Significance of Wicks

The length and position of wicks can provide additional insights into market sentiment:

  • Long Upper Wick: Suggests that buyers pushed the price high, but sellers ultimately took control and pushed it back down before the close.
  • Long Lower Wick: Suggests that sellers pushed the price low, but buyers ultimately stepped in and pushed it back up before the close.
  • Short Wicks: Indicate that most of the price action occurred between the open and close, with little movement beyond those levels.

Identifying Market Trends

A trend refers to the general direction in which the market or a currency pair's price is moving over a sustained period. Recognizing trends is fundamental because trading with the prevailing trend often aligns with the path of least resistance.

What is a Trend?

A trend is characterized by a series of successive price movements that establish a clear direction. Trends are not linear; they involve swings and pullbacks.

Uptrends

An uptrend, also known as a bullish trend, is characterized by a series of higher highs and higher lows. This means each peak in price is higher than the previous peak, and each trough (pullback low) is higher than the previous trough.
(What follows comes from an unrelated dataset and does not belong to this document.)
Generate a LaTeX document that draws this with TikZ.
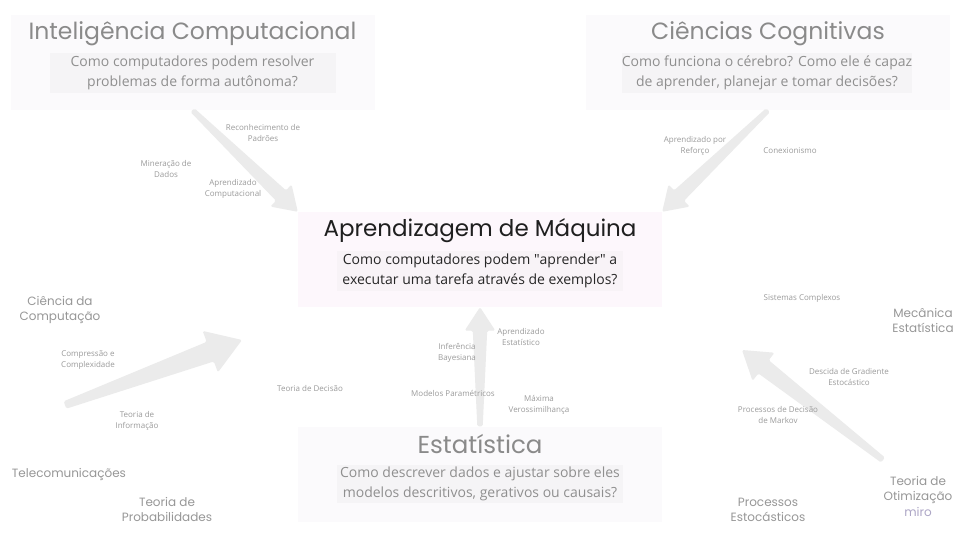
\documentclass[tikz,border=0pt]{standalone}
\usepackage{fontspec}
\setmainfont{Open Sans}
\newfontfamily\titlefont{Poppins}
\usetikzlibrary{calc}

\definecolor{boxfill}{HTML}{FBFAFC}
\definecolor{qfill}{HTML}{F5F4F6}
\definecolor{mlfill}{HTML}{FDF7FC}
\definecolor{mlqfill}{HTML}{F8F3F7}
\definecolor{arrowgray}{HTML}{EBEBEB}
\definecolor{titlegray}{HTML}{8A8A8A}
\definecolor{qgray}{HTML}{8F8F8F}
\definecolor{labelgray}{HTML}{9B9B9B}
\definecolor{fieldgray}{HTML}{979797}
\definecolor{mirocol}{HTML}{ADA6C6}

% wide tapered arrow: [scale]{from}{to}
\newcommand\bigarrow[3][1]{%
  \coordinate (hb) at ($(#3)!#1*26pt!(#2)$);
  \fill[arrowfill] ($(#2)!#1*3pt!90:(#3)$) -- ($(hb)!#1*8pt!90:(#3)$)
    -- ($(hb)!#1*17pt!90:(#3)$) -- (#3) -- ($(hb)!#1*17pt!-90:(#3)$)
    -- ($(hb)!#1*8pt!-90:(#3)$) -- ($(#2)!#1*3pt!-90:(#3)$) -- cycle;}

\begin{document}
\begin{tikzpicture}[x=1pt,y=-1pt,
    areabox/.style={fill=boxfill,minimum width=364pt,minimum height=95pt,inner sep=0},
    qbox/.style={fill=qfill,minimum width=286pt,minimum height=40pt,inner sep=0,
      align=center,text=qgray,font=\fontsize{14}{20}\selectfont},
    areatitle/.style={text=titlegray,font=\titlefont\fontsize{23.5}{26}\selectfont},
    field/.style={text=fieldgray,align=center,font=\titlefont\fontsize{12}{15}\selectfont},
    topic/.style={text=labelgray,align=center,font=\fontsize{8}{11.5}\selectfont},
    arrowfill/.style={fill=arrowgray,rounded corners=1.5pt}]
  \useasboundingbox (0,0) rectangle (960,540);
  \fill[white] (0,0) rectangle (960,540);

  % areas
  \node[areabox] (ic) at (192.5,62.5) {};
  \node[areatitle] (ict) at (192.5,34) {Inteligência Computacional};
  \node[qbox] (icq) at (192.5,73) {Como computadores podem resolver\\problemas de forma autônoma?};

  \node[areabox] (cc) at (768,62.5) {};
  \node[areatitle] (cct) at (768,34) {Ciências Cognitivas};
  \node[qbox] (ccq) at (767,73) {Como funciona o cérebro? Como ele é capaz\\de aprender, planejar e tomar decisões?};

  \node[areabox,fill=mlfill] (ml) at (480,259.5) {};
  \node[areatitle,text=black!88,font=\titlefont\fontsize{23}{26}\selectfont] (mlt) at (480,231) {Aprendizagem de Máquina};
  \node[qbox,fill=mlqfill,text=black!85] (mlq) at (480,271) {Como computadores podem \textquotedbl aprender\textquotedbl{} a\\executar uma tarefa através de exemplos?};

  \node[areabox] (est) at (480,474) {};
  \node[areatitle,font=\titlefont\fontsize{24.5}{27}\selectfont] (estt) at (480,444) {Estatística};
  \node[qbox,minimum height=38pt] (estq) at (480,484) {Como descrever dados e ajustar sobre eles\\modelos descritivos, gerativos ou causais?};

  % arrows
  \coordinate (csA) at (65,405);
  \coordinate (csB) at (242,340);
  \coordinate (otA) at (883,460);
  \coordinate (otB) at (742,350);
  \bigarrow[0.9]{ic.south}{ml.north west}
  \bigarrow[0.9]{cc.south}{ml.north east}
  \bigarrow[0.9]{est.north}{ml.south}
  \bigarrow[1.3]{csA}{csB}
  \bigarrow[1.05]{otA}{otB}

  % fields
  \node[field] (cs) at (60,310) {Ciência da\\Computação};
  \node[field] (tel) at (69,474) {Telecomunicações};
  \node[field] (prob) at (167,509) {Teoria de\\Probabilidades};
  \node[field] (mec) at (923,320) {Mecânica\\Estatística};
  \node[field] (pe) at (768,510) {Processos\\Estocásticos};
  \node[field] (ot) at (918,490) {Teoria de\\Otimização};
  \node[field,text=mirocol] (miro) at (918,512) {miro};

  % topics
  \node[topic] (rp) at (263,133) {Reconhecimento de\\Padrões};
  \node[topic] (md) at (166,169) {Mineração de\\Dados};
  \node[topic] (ac) at (233,189) {Aprendizado\\Computacional};
  \node[topic] (ar) at (695,146) {Aprendizado por\\Reforço};
  \node[topic] (cx) at (790,151) {Conexionismo};
  \node[topic] (ae) at (521,337) {Aprendizado\\Estatístico};
  \node[topic] (ib) at (457,353) {Inferência\\Bayesiana};
  \node[topic] (td) at (310,388) {Teoria de Decisão};
  \node[topic] (mp) at (453,393) {Modelos Paramétricos};
  \node[topic] (mv) at (539,405) {Máxima\\Verossimilhança};
  \node[topic] (cpx) at (88,360) {Compressão e\\Complexidade};
  \node[topic] (ti) at (137,421) {Teoria de\\Informação};
  \node[topic] (sc) at (802,298) {Sistemas Complexos};
  \node[topic] (dg) at (849,377) {Descida de Gradiente\\Estocástico};
  \node[topic] (pd) at (778,415) {Processos de Decisão\\de Markov};
\end{tikzpicture}
\end{document}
  • Higher Highs: The price moves above its previous peak.
  • Higher Lows: After a pullback, the price finds support at a level higher than the previous low, then continues its upward movement.

In an uptrend, demand for the currency pair generally outweighs supply.

Downtrends

A downtrend, also known as a bearish trend, is characterized by a series of lower lows and lower highs. This means each trough in price is lower than the previous trough, and each peak (rebound high) is lower than the previous peak.

  • Lower Lows: The price moves below its previous trough.
  • Lower Highs: After a rebound, the price faces resistance at a level lower than the previous high, then continues its downward movement.

In a downtrend, supply of the currency pair generally outweighs demand.

Sideways Trends (Range-Bound Markets)

A sideways trend, or range-bound market, occurs when the price of a currency pair trades within a relatively narrow horizontal channel. There is no clear upward or downward direction. Instead, the price tends to oscillate between a defined support level (where buying interest emerges) and a resistance level (where selling interest emerges). During these periods, market participants often perceive a balance between buying and selling pressures.

Drawing Trend Lines

Trend lines are a simple yet powerful technical tool used to visually identify and confirm trends.

  • For an Uptrend: Draw a straight line connecting at least two significant higher lows. This line, known as a support trend line, indicates where potential buying interest might emerge during pullbacks. The more times the price touches and respects this line, the stronger the trend line is considered.
  • For a Downtrend: Draw a straight line connecting at least two significant lower highs. This line, known as a resistance trend line, indicates where potential selling interest might emerge during rebounds. The more times the price touches and respects this line, the stronger the trend line is considered.

A break of a strong trend line can signal a potential change in the prevailing market trend.

Combining Candlesticks and Trends

While candlesticks provide granular insights into price action within specific timeframes, trends offer the broader context. A common approach involves using candlestick patterns to identify potential entry or exit points within the context of an established trend. For instance, in an uptrend, a bullish candlestick pattern appearing near a support trend line might suggest a continuation of the upward movement. Conversely, in a downtrend, a bearish candlestick pattern at a resistance trend line could indicate a further decline in value. Analyzing both components together offers a more comprehensive understanding of market dynamics.